As we dabbed at the corners of our mouths with napkins, to liberate the past crumbs of our marvellous, moneyed puddings, we wondered what to do next. Cocktails! We threw them back like they were Listerine and not twenty quid’s worth of elite grog, our shy, appreciative smiles becoming contagious giggles. And then… well, it was over, so we sat there for a while, wondering what to do. It was free, so, like, do we ask for the bill? Do we just… leave? We began to get nervous. No managers had been over to check everything was OK, we realised; did the waiters know we weren’t paying? We sat, panic rising, for a good 45 minutes, going through every scenario. Catastrophising, rationalising. We decided to ask for the bill, assuming we would maybe have to pay for the cocktails, which was fair enough, but that everything else would be cancelled out or put through as a special offer or something. Then the bill arrived.
So many numbers to the left of the decimal point. I can’t remember how much now, but it was untold sums that would make even Jeff Bezos shift uncomfortably in his seat. Nothing was free. If anything, everything seemed five times as expensive. The service charge alone was the GDP of a developing nation. And thus began the mortification, each stage like being gutted with a breadknife over and over. We had been exposed, found out as fakes who couldn’t afford to be there, chancers who didn’t belong with the rest of the gold card-waving, clumpy-nostrilled gang. We explained to the waiter, who looked at us like we were diagnosing him with a terminal illness and made us repeat what we were saying countless times – possibly because he couldn’t believe what he was hearing. He knew nothing about it. Nobody did. Managers were summoned, each one more baffled and distrusting than the last. The final one crouched down at our table like he was telling off two toddlers, and asked me to explain again, really slowly. I got my phone out to show him the email – from the “director of food and beverage” no less – and he scrutinised it, scrolling this way and that, eyes aflame with incredulity. Some parts he read out loud, as if trying to convince himself, but it was there in black and white: “I would like to invite you and a guest to enjoy a complimentary afternoon as well a bottle of our Champagne” (sic). At last his eyes flicked from the screen and back to us, his expression one of leaden defeat. “Fine,” he whispered sharply. “You can go.” Then he scurried away in fury, clutching the small silver plate and the unfurled bill, leaving us sitting there terrified and ashamed. It was, looking back, fantastic. A true moment. We left in silence, trembling, before the liberation the comes with a sky without ceiling made us erupt into laughter – awkward and stifled at first, as the embarrassment kept hold, but soon developing into loud, raucous screeches. Why did this stuff always happen to us, we cried. Which gods did we anger? And what would the karmic payback be for this stroke of luck?

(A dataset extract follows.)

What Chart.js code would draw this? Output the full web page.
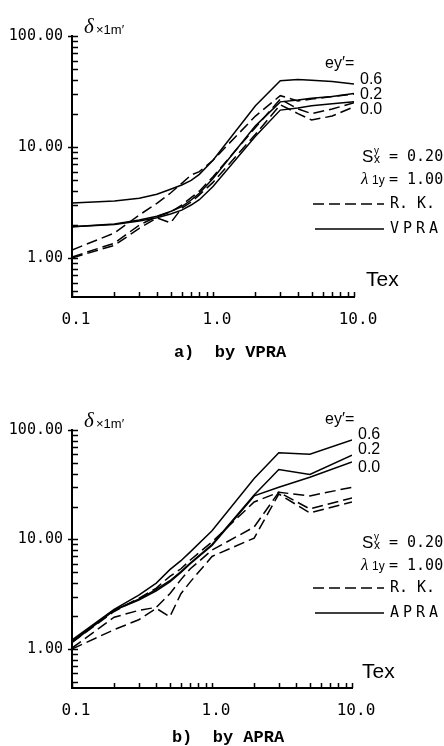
<!DOCTYPE html>
<html>
<head>
  <title>delta vs Tex</title>
  <script src="https://cdn.jsdelivr.net/npm/chart.js"></script>
  <style>
    body { margin: 0; background: #fff; }
    .box { position: absolute; left: 0; width: 444px; height: 373px; }
  </style>
</head>
<body>
  <div class="box" style="top:0"><canvas id="chart-a" width="444" height="373"></canvas></div>
  <div class="box" style="top:373px"><canvas id="chart-b" width="444" height="373"></canvas></div>

  <script>
    // Tex values where the curves were read
    let texA = [0.1, 0.2, 0.3, 0.4, 0.5, 0.6, 0.7, 0.8, 1.0, 2.0, 3.0, 4.0, 5.0, 7.0, 10.0];
    let texB = [0.1, 0.2, 0.3, 0.4, 0.5, 0.6, 0.7, 1.0, 2.0, 3.0, 5.0, 10.0];

    // a) VPRA (solid) and R. K. (dashed), ey' = 0.6 / 0.2 / 0.0
    let vpra06 = [3.13, 3.26, 3.45, 3.75, 4.16, 4.55, 5.0, 5.67, 7.6, 23.5, 39.5, 40.5, 40, 39, 37];
    let vpra02 = [1.91, 2.02, 2.2, 2.38, 2.62, 2.9, 3.33, 3.83, 5.2, 15.5, 25.5, 26.5, 27.5, 28.5, 30.4];
    let vpra00 = [1.91, 2.0, 2.15, 2.3, 2.49, 2.7, 3.0, 3.35, 4.4, 12.5, 21.5, 22.5, 23.5, 24.5, 25.6];
    let rkA06 = [1.18, 1.68, 2.44, 3.1, 3.85, 4.7, 5.6, 6.0, 7.6, 19, 29, 26, 27, 28.5, 30];
    let rkA02 = [1.02, 1.36, 1.98, 2.36, 2.6, 3.0, 3.5, 4.0, 5.4, 15, 27, 22, 20, 22, 25];
    let rkA00 = [1.0, 1.3, 1.85, 2.3, 2.07, 2.8, 3.2, 3.7, 4.8, 13, 24, 20, 17.5, 19, 23];

    // b) APRA (solid) and R. K. (dashed)
    let apra06 = [1.21, 2.3, 3.1, 4.0, 5.3, 6.4, 7.7, 12, 36, 62, 60, 81];
    let apra02 = [1.18, 2.27, 2.85, 3.5, 4.2, 5.1, 6.1, 9.0, 25.5, 43.6, 39.3, 59];
    let apra00 = [1.15, 2.25, 2.8, 3.4, 4.1, 5.0, 6.0, 8.8, 25, 30, 37, 51];
    let rkB06 = [1.15, 2.2, 2.9, 3.6, 4.6, 5.4, 6.5, 9.5, 22, 27, 25, 30];
    let rkB02 = [1.02, 1.95, 2.25, 2.4, 3.2, 4.3, 5.4, 8.0, 13, 27, 19, 24];
    let rkB00 = [1.0, 1.5, 1.85, 2.35, 1.97, 3.2, 4.1, 7.0, 10.3, 26, 17.5, 22];

    // ticks
    let yTicks = [0.5, 0.6, 0.7, 0.8, 0.9, 1, 2, 3, 4, 5, 6, 7, 8, 9, 10, 20, 30, 40, 50, 60, 70, 80, 90, 100];
    let yMajor = [1, 10, 100];
    let yMajorLabels = ["1.00", "10.00", "100.00"];
    let xTicks = [0.1, 0.2, 0.3, 0.4, 0.5, 0.6, 0.7, 0.8, 0.9, 1, 2, 3, 4, 5, 6, 7, 8, 9, 10];
    let xMajor = [0.1, 1, 10];
    let xMajorLabels = ["0.1", "1.0", "10.0"];

    function majorLabel(v, majors, labels) {
      let i = majors.findIndex(m => Math.abs(m - v) < 1e-9);
      return i < 0 ? "" : labels[i];
    }

    function series(tex, vals, dashed) {
      return {
        data: tex.map((t, i) => ({ x: t, y: vals[i] })),
        borderColor: "#000",
        borderWidth: 1.5,
        borderDash: dashed ? [11, 5] : [],
        pointRadius: 0,
        tension: 0,
        fill: false
      };
    }

    // inward tick marks, like the plotter output
    let inTicks = {
      id: "inTicks",
      afterDraw(chart) {
        let ctx = chart.ctx;
        let a = chart.chartArea;
        let x = chart.scales.x, y = chart.scales.y;
        ctx.save();
        ctx.strokeStyle = "#000";
        ctx.lineWidth = 1.5;
        ctx.beginPath();
        yTicks.forEach(v => {
          let p = Math.round(y.getPixelForValue(v)) + 0.5;
          ctx.moveTo(a.left, p);
          ctx.lineTo(a.left + 6, p);
          if (yMajor.includes(v)) { ctx.moveTo(a.left - 4, p); ctx.lineTo(a.left, p); }
        });
        xTicks.forEach(v => {
          let p = Math.round(x.getPixelForValue(v)) + 0.5;
          ctx.moveTo(p, a.bottom);
          ctx.lineTo(p, a.bottom - 5);
        });
        ctx.stroke();
        ctx.restore();
      }
    };

    function txt(ctx, s, x, y, font, align) {
      ctx.font = font;
      ctx.textAlign = align || "left";
      ctx.fillText(s, x, y);
    }

    function spaced(ctx, s, x, y, font, step) {
      ctx.font = font;
      ctx.textAlign = "left";
      for (let i = 0; i < s.length; i++) ctx.fillText(s[i], x + i * step, y);
    }

    // labels, legend and caption
    let notes = {
      id: "notes",
      afterDraw(chart, args, o) {
        let ctx = chart.ctx;
        let dy = o.dy;
        ctx.save();
        ctx.fillStyle = "#000";
        ctx.strokeStyle = "#000";
        ctx.textBaseline = "middle";
        let sans = '"Liberation Sans", sans-serif';
        let mono = '"DejaVu Sans Mono", monospace';

        // axis titles
        txt(ctx, "δ", 84, 27 + dy, "italic 21px \"Liberation Serif\", serif");
        txt(ctx, "×1m′", 96, 30 + dy, "13px " + sans);
        txt(ctx, "Tex", o.texX, o.texY, "21px " + sans);

        // ey' labels
        txt(ctx, "ey′=", 325, o.eyY, "16px " + sans);
        txt(ctx, "0.6", o.labX, o.labY[0], "16px " + sans);
        txt(ctx, "0.2", o.labX, o.labY[1], "16px " + sans);
        txt(ctx, "0.0", o.labX, o.labY[2], "16px " + sans);

        // parameters
        txt(ctx, "S", 362, o.sY, "17px " + sans);
        txt(ctx, "y", 374, o.sY - 6, "10px " + sans);
        txt(ctx, "x", 374, o.sY + 3, "12px " + sans);
        txt(ctx, "= 0.20", 389, o.sY, "15px " + mono);
        txt(ctx, "λ", 361, o.sY + 23, "italic 17px \"Liberation Serif\", serif");
        txt(ctx, "1y", 372, o.sY + 24, "12px " + sans);
        txt(ctx, "= 1.00", 389, o.sY + 23, "15px " + mono);

        // legend
        ctx.lineWidth = 1.5;
        ctx.setLineDash([11, 5]);
        ctx.beginPath(); ctx.moveTo(313, o.legY); ctx.lineTo(384, o.legY); ctx.stroke();
        ctx.setLineDash([]);
        ctx.beginPath(); ctx.moveTo(315, o.legY + 25); ctx.lineTo(384, o.legY + 25); ctx.stroke();
        txt(ctx, "R. K.", 390, o.legY, "15px " + mono);
        spaced(ctx, o.method, 390, o.legY + 25, "15px " + mono, 13);

        // caption
        txt(ctx, o.caption, o.capX, o.capY, "bold 17px \"Liberation Mono\", monospace", "center");
        ctx.restore();
      }
    };

    function makeChart(id, tex, solid, dashed, pad, notesOpt) {
      let sets = [];
      solid.forEach(v => sets.push(series(tex, v, false)));
      dashed.forEach(v => sets.push(series(tex, v, true)));
      return new Chart(document.getElementById(id), {
        type: "line",
        data: { datasets: sets },
        plugins: [inTicks, notes],
        options: {
          responsive: false,
          animation: false,
          layout: { padding: pad },
          plugins: {
            legend: { display: false },
            tooltip: { enabled: false },
            notes: notesOpt
          },
          scales: {
            x: {
              type: "logarithmic",
              min: 0.1,
              max: 10,
              afterBuildTicks: s => { s.ticks = xTicks.map(v => ({ value: v })); },
              afterFit: s => { s.height = 40; },
              grid: { display: true, drawOnChartArea: false, drawTicks: false },
              border: { color: "#000", width: 2 },
              ticks: {
                autoSkip: false,
                maxRotation: 0,
                padding: 13,
                labelOffset: 4,
                color: "#000",
                font: { family: '"DejaVu Sans Mono", monospace', size: 16 },
                callback: v => majorLabel(v, xMajor, xMajorLabels)
              }
            },
            y: {
              type: "logarithmic",
              min: notesOpt.yMin,
              max: 100,
              afterBuildTicks: s => { s.ticks = yTicks.map(v => ({ value: v })); },
              afterFit: s => { s.width = 72; },
              grid: { display: true, drawOnChartArea: false, drawTicks: false },
              border: { color: "#000", width: 2 },
              ticks: {
                autoSkip: false,
                padding: 9,
                color: "#000",
                font: { family: '"DejaVu Sans Mono", monospace', size: 15 },
                callback: v => majorLabel(v, yMajor, yMajorLabels)
              }
            }
          }
        }
      });
    }

    makeChart("chart-a", texA, [vpra06, vpra02, vpra00], [rkA06, rkA02, rkA00],
      { left: 0, top: 36, right: 90, bottom: 36 },
      {
        dy: 0, yMin: 0.445, method: "VPRA", caption: "a)  by VPRA", capX: 230, capY: 353,
        eyY: 64, labX: 360, labY: [80, 95, 110], sY: 157, legY: 204, texX: 366, texY: 280
      });

    makeChart("chart-b", texB, [apra06, apra02, apra00], [rkB06, rkB02, rkB00],
      { left: 0, top: 57, right: 92, bottom: 18 },
      {
        dy: 57 - 36, yMin: 0.44, method: "APRA", caption: "b)  by APRA", capX: 228, capY: 365,
        eyY: 47, labX: 358, labY: [62, 77, 95], sY: 170, legY: 215, texX: 362, texY: 299
      });
  </script>
</body>
</html>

It wasn’t until later I realised there was a reason our freebie had caused such a stink. The email from the hotel, this very senior member of staff, had been missing one key word: “tea”. We’d been invited back for afternoon tea, not “an afternoon” and that happened in a completely different restaurant, and would’ve been hundreds of pounds cheaper. Oops. Sorry, Sanderson.
For the sake of my mental health, I have not been back to the Sanderson since.